In the white paper, the WEF notes that cybersecurity has become a bigger problem in the power sector for multiple reasons, including greater use of high-tech equipment, rising consumption of electricity, changing regulatory environments, and the rapidly evolution of cyberthreats.

To make the power sector more resilient and resistant to cyberthreats, it says, all of the companies involved in the production, transmission and delivery of electricity, along with all of the equipment and service providers that serve those companies, must work to ensure that they can provide the necessary security for their own links in the value chain. It also calls on stakeholders to work together to ensure that the security of the entire system remains adequate over the entire life cycle of the products involved.

The white paper urges all of the parties involved to do the following:

  • to improve the resiliency of the sector at large;
  • to expand collaboration between stakeholders to increase security;
  • to make the security of supply chains and value chains a high priority;
  • to balance product-level and systems-level requirements for security;
  • to take different approaches whenever needed to optimize security and resiliency; and
  • to understand the ways in which networked technologies are acquired, introduced, and operated and to make adjustments as necessary.

Complicated problems don’t have simple solutions

All of the above statements are unexceptional. Nevertheless, they overlook the serious challenges inherent in the WEF’s approach.

One such challenge stems from the insistence that stakeholders may not agree on how to define the full life cycle of goods or services. What happens if, for instance, a seller of Industrial Internet of Things (IIoT) sensors estimates the service life of its products at five years and agrees to provide security updates and other support services for that period of time, but a customer decides to keep those sensors in operation for more than five years because of budget cuts?
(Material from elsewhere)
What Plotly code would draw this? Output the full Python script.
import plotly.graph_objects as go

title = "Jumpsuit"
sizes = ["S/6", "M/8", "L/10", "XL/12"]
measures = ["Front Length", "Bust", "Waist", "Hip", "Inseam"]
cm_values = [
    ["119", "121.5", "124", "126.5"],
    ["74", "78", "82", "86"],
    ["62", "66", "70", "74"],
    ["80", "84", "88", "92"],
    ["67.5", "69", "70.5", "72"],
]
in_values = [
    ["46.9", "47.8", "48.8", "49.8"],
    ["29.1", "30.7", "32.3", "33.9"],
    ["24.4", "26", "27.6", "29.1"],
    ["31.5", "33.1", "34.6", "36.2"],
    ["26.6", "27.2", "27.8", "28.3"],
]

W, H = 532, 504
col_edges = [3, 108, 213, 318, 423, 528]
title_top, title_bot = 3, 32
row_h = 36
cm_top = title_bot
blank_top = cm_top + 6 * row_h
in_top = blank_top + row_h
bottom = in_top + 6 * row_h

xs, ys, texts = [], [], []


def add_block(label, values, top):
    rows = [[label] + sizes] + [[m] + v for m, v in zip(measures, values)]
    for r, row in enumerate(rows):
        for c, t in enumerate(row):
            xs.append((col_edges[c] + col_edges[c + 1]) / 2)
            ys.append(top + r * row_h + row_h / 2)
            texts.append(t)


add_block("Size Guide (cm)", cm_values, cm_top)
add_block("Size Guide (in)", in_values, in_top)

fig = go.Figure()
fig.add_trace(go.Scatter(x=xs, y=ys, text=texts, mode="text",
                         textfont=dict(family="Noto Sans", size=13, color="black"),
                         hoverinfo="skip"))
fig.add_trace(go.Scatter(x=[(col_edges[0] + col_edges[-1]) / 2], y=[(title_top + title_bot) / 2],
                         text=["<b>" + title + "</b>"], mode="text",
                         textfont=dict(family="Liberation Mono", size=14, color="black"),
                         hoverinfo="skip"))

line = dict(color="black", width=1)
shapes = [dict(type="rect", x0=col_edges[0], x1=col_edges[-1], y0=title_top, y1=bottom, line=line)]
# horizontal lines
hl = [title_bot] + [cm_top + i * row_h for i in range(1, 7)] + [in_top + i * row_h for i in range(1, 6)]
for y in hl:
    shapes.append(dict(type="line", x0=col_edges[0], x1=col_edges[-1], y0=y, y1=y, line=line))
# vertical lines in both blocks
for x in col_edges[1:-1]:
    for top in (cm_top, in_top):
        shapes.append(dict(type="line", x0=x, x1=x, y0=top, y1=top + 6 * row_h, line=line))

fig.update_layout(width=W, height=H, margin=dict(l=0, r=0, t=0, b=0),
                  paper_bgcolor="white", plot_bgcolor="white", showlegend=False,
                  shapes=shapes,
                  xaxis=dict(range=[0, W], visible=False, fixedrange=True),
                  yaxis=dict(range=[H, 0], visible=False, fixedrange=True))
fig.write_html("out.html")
Which party, then, is now responsible for securing those devices, and how should those obligations be upheld?

Another challenge comes from the fact that the white paper skates over the question of how these new standards might affect costs. If all of the parties involved have to take some measure of responsibility for defense against cyberthreats, they will need more resources – more time to communicate with each other, more skilled workers to staff IT and OT security teams, more auditors to ensure conformity with relevant bodies of law, more money and time and improvements to achieve compliance with widely recognized standards such as those set by the U.S. National Institute of Standards and Technology (NIST). Since all of these things cost money, they will increase the cost of cybersecurity operations – and as such, they have the potential to increase the cost of electricity. In turn, higher electricity costs can have negative political and/or economic consequences.

The white paper does not quite make clear why those costs might be worth incurring. This is unfortunate, as there is a solid argument to be made on this front.

It is difficult to understate the importance of the power sector. Electricity generation, transmission, and distribution are not just utility services or arena of industrial activities that has been affected, like so many others, by digitalization and the introduction of new technologies. Instead, they enable all other sectors of the economy by providing the energy that allows them to reach maximum productivity and efficiency. They also play a crucial role in the improvement and sustainment of human life.

In other words, cybersecurity in the power industry is not just a matter of money or performance. It’s also – quite literally – a matter of life and death. (Indeed, U.S. government officials have acknowledged that successful cyberattacks on the sector have the potential to lead to mass casualties.)

As such, the WEF ought to take a deeper look at its proposals for making the power sector more resilient and resistant to cyberthreats.